Base platform: $122-128/month

After optimizations (NAT instance, VPC endpoint removal, single-AZ RDS, Fargate Spot, S3 lifecycle, reserved capacity), the base platform runs at $121.70/month (with reserved RDS) to $127.70/month (on-demand RDS) -- a 48-50% reduction from the $244/month corrected baseline. Variable cost is only $0.06 per backtest. Strategy Service is correctly classified as an always-on service (port 8003, desired_count: 1).

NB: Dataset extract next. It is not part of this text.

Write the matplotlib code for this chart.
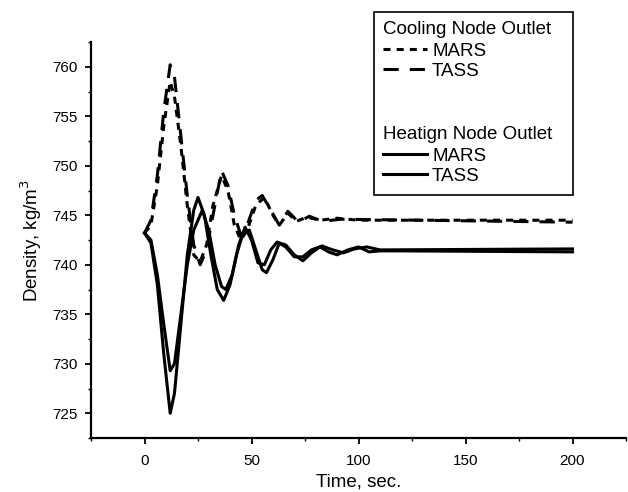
import matplotlib
matplotlib.use("Agg")
import matplotlib.pyplot as plt
from matplotlib.patches import Rectangle
from matplotlib.ticker import MultipleLocator

plt.rcParams['font.family'] = ['Liberation Sans', 'DejaVu Sans']

# Cooling node outlet (dashed)
t_cool_mars = [0, 3, 6, 9, 12, 14, 17, 20, 23, 26, 29, 32, 36, 39, 42, 45, 48, 52, 56,
               60, 63, 67, 71, 76, 82, 90, 100, 200]
v_cool_mars = [743.2, 744.0, 748.0, 754.0, 758.5, 757.0, 752.0, 746.0, 741.0, 740.3, 742.0,
               746.0, 749.0, 747.5, 744.0, 742.5, 743.5, 746.0, 746.8, 745.0, 744.0, 745.2,
               744.4, 744.8, 744.5, 744.7, 744.5, 744.5]
t_cool_tass = [0, 3, 6, 9, 12, 14, 17, 20, 23, 26, 29, 32, 36, 39, 42, 45, 48, 52, 55,
               59, 63, 67, 72, 77, 83, 92, 200]
v_cool_tass = [743.2, 744.5, 749.0, 755.5, 760.2, 759.0, 753.0, 747.0, 742.0, 740.0, 741.5,
               745.0, 749.5, 748.0, 745.0, 743.0, 744.0, 746.5, 747.0, 745.5, 744.0, 745.4,
               744.3, 744.9, 744.4, 744.6, 744.3]

# Heating node outlet (solid)
t_heat_mars = [0, 3, 6, 9, 12, 14, 17, 20, 23, 25, 28, 31, 34, 37, 40, 43, 46, 49, 52, 55,
               57, 60, 63, 66, 70, 74, 78, 82, 86, 90, 95, 100, 105, 110, 120, 200]
v_heat_mars = [743.2, 742.2, 738.0, 731.0, 725.0, 727.0, 734.0, 741.0, 745.5, 746.8, 745.0,
               741.0, 737.5, 736.4, 738.0, 741.0, 743.2, 743.5, 741.5, 739.5, 739.2, 740.5,
               742.2, 742.0, 741.0, 740.4, 741.2, 741.8, 741.3, 741.0, 741.5, 741.8, 741.3,
               741.4, 741.4, 741.3]
t_heat_tass = [0, 3, 6, 9, 12, 14, 17, 20, 23, 27, 30, 33, 36, 38, 41, 44, 47, 50, 53, 56,
               59, 62, 66, 70, 74, 78, 83, 88, 93, 98, 104, 110, 200]
v_heat_tass = [743.2, 742.5, 739.0, 734.0, 729.3, 730.0, 735.0, 740.0, 743.5, 745.5, 743.5,
               740.0, 737.8, 737.5, 739.0, 742.0, 743.8, 742.5, 740.2, 740.0, 741.5, 742.3,
               741.8, 740.8, 740.8, 741.5, 741.9, 741.5, 741.2, 741.6, 741.8, 741.5, 741.6]

fig = plt.figure(figsize=(6.28, 4.92), dpi=100)
ax = fig.add_axes([91 / 628, 54 / 492, 535 / 628, 396 / 492])

lw = 2.2
l_cm, = ax.plot(t_cool_mars, v_cool_mars, color='black', lw=lw, dashes=(2.3, 2.0))
l_ct, = ax.plot(t_cool_tass, v_cool_tass, color='black', lw=lw, dashes=(5.0, 3.6))
l_hm, = ax.plot(t_heat_mars, v_heat_mars, color='black', lw=lw)
l_ht, = ax.plot(t_heat_tass, v_heat_tass, color='black', lw=lw)

ax.set_xlim(-25, 225)
ax.set_ylim(722.5, 762.5)
ax.xaxis.set_major_locator(MultipleLocator(50))
ax.xaxis.set_minor_locator(MultipleLocator(25))
ax.yaxis.set_major_locator(MultipleLocator(5))
ax.yaxis.set_minor_locator(MultipleLocator(2.5))
ax.spines['top'].set_visible(False)
ax.spines['right'].set_visible(False)
ax.spines['left'].set_linewidth(1.6)
ax.spines['bottom'].set_linewidth(1.6)
ax.tick_params(which='major', direction='out', length=4.5, width=1.3, labelsize=11)
ax.tick_params(which='minor', direction='out', length=2.5, width=1.0)
ax.tick_params(axis='x', pad=7)
ax.tick_params(axis='y', pad=5)

ax.set_xlabel('Time, sec.', fontsize=13.5, labelpad=4)
ax.set_ylabel('Density, kg/m$^3$', fontsize=13.5, labelpad=6)

# legend: two stacked legends inside one frame
leg_kw = dict(frameon=False, fontsize=13.5, title_fontsize=13.5, alignment='left',
              loc='upper left', bbox_transform=fig.transFigure, borderaxespad=0,
              borderpad=0.5, handlelength=2.3, handletextpad=0.3, labelspacing=0.15)
leg1 = ax.legend(handles=[l_cm, l_ct], labels=['MARS', 'TASS'],
                 title='Cooling Node Outlet',
                 bbox_to_anchor=(374 / 628, 1 - 12 / 492), **leg_kw)
ax.add_artist(leg1)
leg2 = ax.legend(handles=[l_hm, l_ht], labels=['MARS', 'TASS'],
                 title='Heatign Node Outlet',
                 bbox_to_anchor=(374 / 628, 1 - 117 / 492), **leg_kw)
for leg in (leg1, leg2):
    leg._legend_box.sep = 3

fig.add_artist(Rectangle((374 / 628, 1 - 195 / 492), 199 / 628, 183 / 492,
                         transform=fig.transFigure, fill=False, lw=1.2, ec='black'))

fig.savefig('out.png', dpi=100)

Per live strategy: ~$61/month

Each live trading strategy adds ~$61/month (ECS Fargate 24/7 at 1 vCPU/2GB + monitoring + exchange fee reserve). Costs scale linearly: 3 live strategies bring the total to $305-311/month.

Metric Value
Final Monthly Cost $122-128
Cost per Backtest $0.06
Fixed Costs $125/month
Variable Costs $0.06/backtest
Savings vs Baseline 48-50%

Next Steps

  1. Review 09-PULUMI-CODE.md for infrastructure deployment code
  2. Set up budget alerts in AWS Cost Explorer
  3. Apply cost allocation tags to all resources

See Also


Changelog

Version Date Changes
9.2.3 2026-03-28 Moved Strategy Service from On-Demand Tasks to Long-Running Services (port 8003, desired_count: 1 is always-on); distinguished from strategy-container (no port, desired_count: 0, on-demand backtest runner); corrected Lambda count 17->18; updated all totals ($107-114 -> $122-128)
9.2.2 2026-03-28 Cost reconciliation: fixed conflicting totals ($78-99 -> $107-114), Lambda memory (128->256MB per lambda_funcs.py), NAT Gateway ($64.80->$70.20 matching optimization detail), CW Logs formula (per-day -> per-GB-month), per-strategy cost ($46 -> $61 for 1vCPU/2GB), added TL;DR/cost cascade/changelog
9.2 2025-12-09 Initial cost analysis with 7 optimizations

Dependencies

If This Changes Update This Doc
infra/shared/tradai_infra_shared/config.py SERVICES dict Service compute costs (Section 1-2)
infra/foundation/modules/nat_instance.py NAT config Networking costs (Section 3)
infra/persistent/modules/s3.py, infra/foundation/modules/rds.py Storage & Database costs (Section 4)
infra/compute/modules/lambda_funcs.py LAMBDA_CONFIGS Serverless costs (Section 5)
AWS pricing changes All cost estimates